Quality assurance is more complicated, as you need to make sure that they achieve the same kind of impact you did. Shoddy replication tarnishes your brand and wastes resources and potential. But while it would be nice if everyone reliably measured their own impact, mostly they don’t. As the originator, you’ll have to take a lead role to figure out to make sure that replicators are accountable. But accountability is not just for the replicator-customers; it’s also for you. After all, you can’t really ascertain the general validity of your own evidence until someone else replicates your model and gets similar results. If, over time, you can reliably correlate high-quality replication with impact, then performance management systems and the careful monitoring of key progress indicators can eventually serve as pretty good proxy indicators of impact.

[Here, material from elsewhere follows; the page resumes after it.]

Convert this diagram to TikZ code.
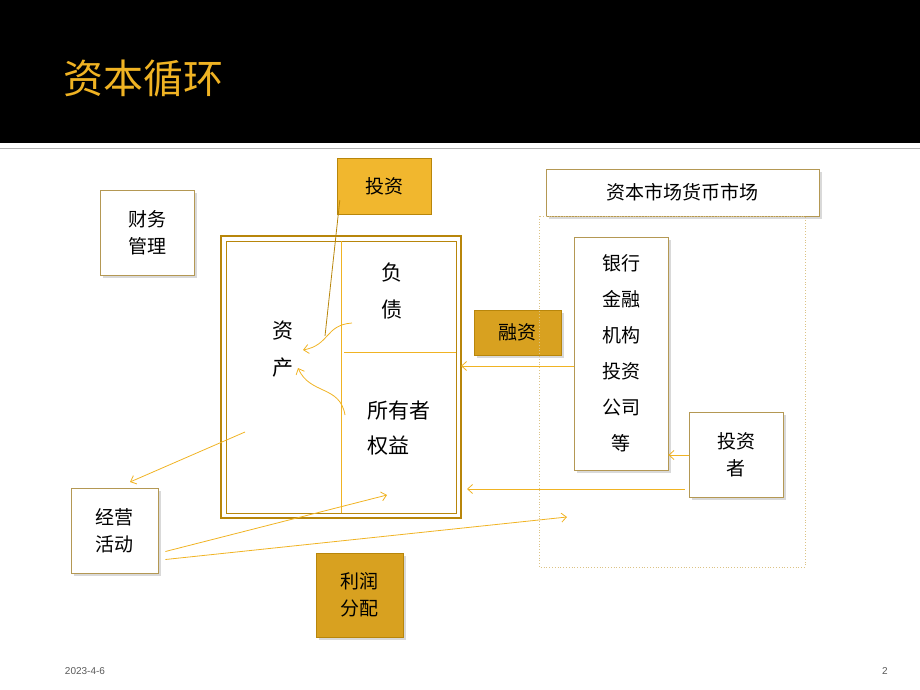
\documentclass[tikz,border=0pt]{standalone}
\usepackage{fontspec}
\setmainfont{Liberation Sans}
\newfontfamily\cjk{Noto Sans CJK SC}
\usetikzlibrary{arrows.meta}
\definecolor{gold}{HTML}{B8860B}
\definecolor{org}{HTML}{F0B323}
\definecolor{titlec}{HTML}{F0B323}
\tikzset{x=1pt,y=-1pt,
 wbox/.style={draw=gold!80!black!70,fill=white,drop shadow={opacity=0.3},line width=0.8pt},
 lbl/.style={font=\cjk\fontsize{19}{27}\selectfont,align=center,inner sep=0pt},
 arr/.style={draw=org,line width=0.8pt,-{Straight Barb[length=5pt,width=9pt]}},
 ln/.style={draw=org,line width=0.8pt}}
\usetikzlibrary{shadows}
\begin{document}
\begin{tikzpicture}
\useasboundingbox (0,0) rectangle (920,690);
\fill[black] (0,0) rectangle (920,143);
\draw[gray!60,line width=1pt] (0,148)--(920,148);
\node[font=\cjk\fontsize{40}{40}\selectfont,text=titlec,anchor=west] (title) at (60,78) {资本循环};
% boxes
\node[wbox,minimum width=94,minimum height=85,lbl] (cw) at (147,232.5) {财务\\管理};
\node[draw=gold,fill=org!95!white,minimum width=94,minimum height=56,lbl] (tz) at (384,186) {投资};
\draw[gold,line width=2.5pt] (221,236) rectangle (461,518);
\draw[gold,line width=0.8pt] (226,241) rectangle (456,513);
\node (mainbox) at (341,377) {};
\draw[ln] (341,241)--(341,513);
\draw[ln] (344,352)--(456,352);
\node[lbl,font=\cjk\fontsize{21}{37}\selectfont] (zc) at (283,349) {资\\产};
\node[lbl,font=\cjk\fontsize{21}{37}\selectfont] (fz) at (392,291) {负\\债};
\node[lbl,font=\cjk\fontsize{21}{35}\selectfont,align=left] (syz) at (399,428) {所有者\\权益};
\node[draw=gold,fill=org!90!black,minimum width=87,minimum height=45,lbl,drop shadow={opacity=0.3}] (rz) at (517.5,332.5) {融资};
\node[wbox,minimum width=273,minimum height=47,lbl] (sc) at (682.5,192.5) {资本市场货币市场};
\draw[gold!50,dotted,line width=0.8pt] (539,216) rectangle (805,567);
\node[wbox,minimum width=94,minimum height=233,lbl,font=\cjk\fontsize{19}{36}\selectfont] (yh) at (621,353.5) {银行\\金融\\机构\\投资\\公司\\等};
\node[wbox,minimum width=94,minimum height=85,lbl] (tzz) at (736,454.5) {投资\\者};
\node[wbox,minimum width=87,minimum height=85,lbl] (jy) at (114.5,530.5) {经营\\活动};
\node[draw=gold,fill=org!90!black,minimum width=87,minimum height=84,lbl,drop shadow={opacity=0.3}] (lr) at (359.5,595) {利润\\分配};
% connectors
\coordinate (a1) at (325,336);
\draw[draw=gold,line width=0.8pt] (tz.south west)++(3,-14) -- (a1);
\draw[arr] (352,323) .. controls (325,325) and (330,345) .. (303,350);
\draw[arr] (345,415) .. controls (340,385) and (310,395) .. (298,368);
\draw[arr] (yh.west |- 0,366) -- (461,366);
\coordinate (c1) at (245,432);
\draw[arr] (c1) -- (130,482);
\coordinate (e1) at (387,495); \coordinate (e2) at (567,517);
\draw[arr] (jy.east)++(7,21) -- (e1);
\draw[arr] (jy.east)++(7,29) -- (e2);
\draw[arr] (tzz.west |- 0,489)++(-4,0) -- (467,489);
\draw[arr] (tzz.west |- 0,455) -- (yh.east |- 0,455);
\node[font=\fontsize{10}{10}\selectfont,text=gray!70!black] (d) at (85,671) {2023-4-6};
\node[font=\fontsize{10}{10}\selectfont,text=gray!70!black] (p) at (885,671) {2};
\end{tikzpicture}
\end{document}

As is probably obvious, this has been less a how-to piece than a guide to thinking through a critically important process. But the truth is that there aren’t a lot of examples yet, certainly not enough to populate a real manual on the subject. Relatively few organizations have devoted themselves full-on to replication by others, and even the best of those are still exploring what it takes to do it well. I’ve watched enough efforts now that I’m comfortable that this what it takes to make it work, and I’m confident we’ll soon have solid examples of every part of it.

And a final note to my fellow funders: Fund this, dammit! High-quality replication by others is the impact jackpot. It doesn’t feel as tangible as direct implementation and it costs more to do right than you might hope, but it’s huge bang for the buck if you help them get it right. We all like to pay for innovation—this is what makes all that innovation pay off. Done well, it’s the best investment you can make.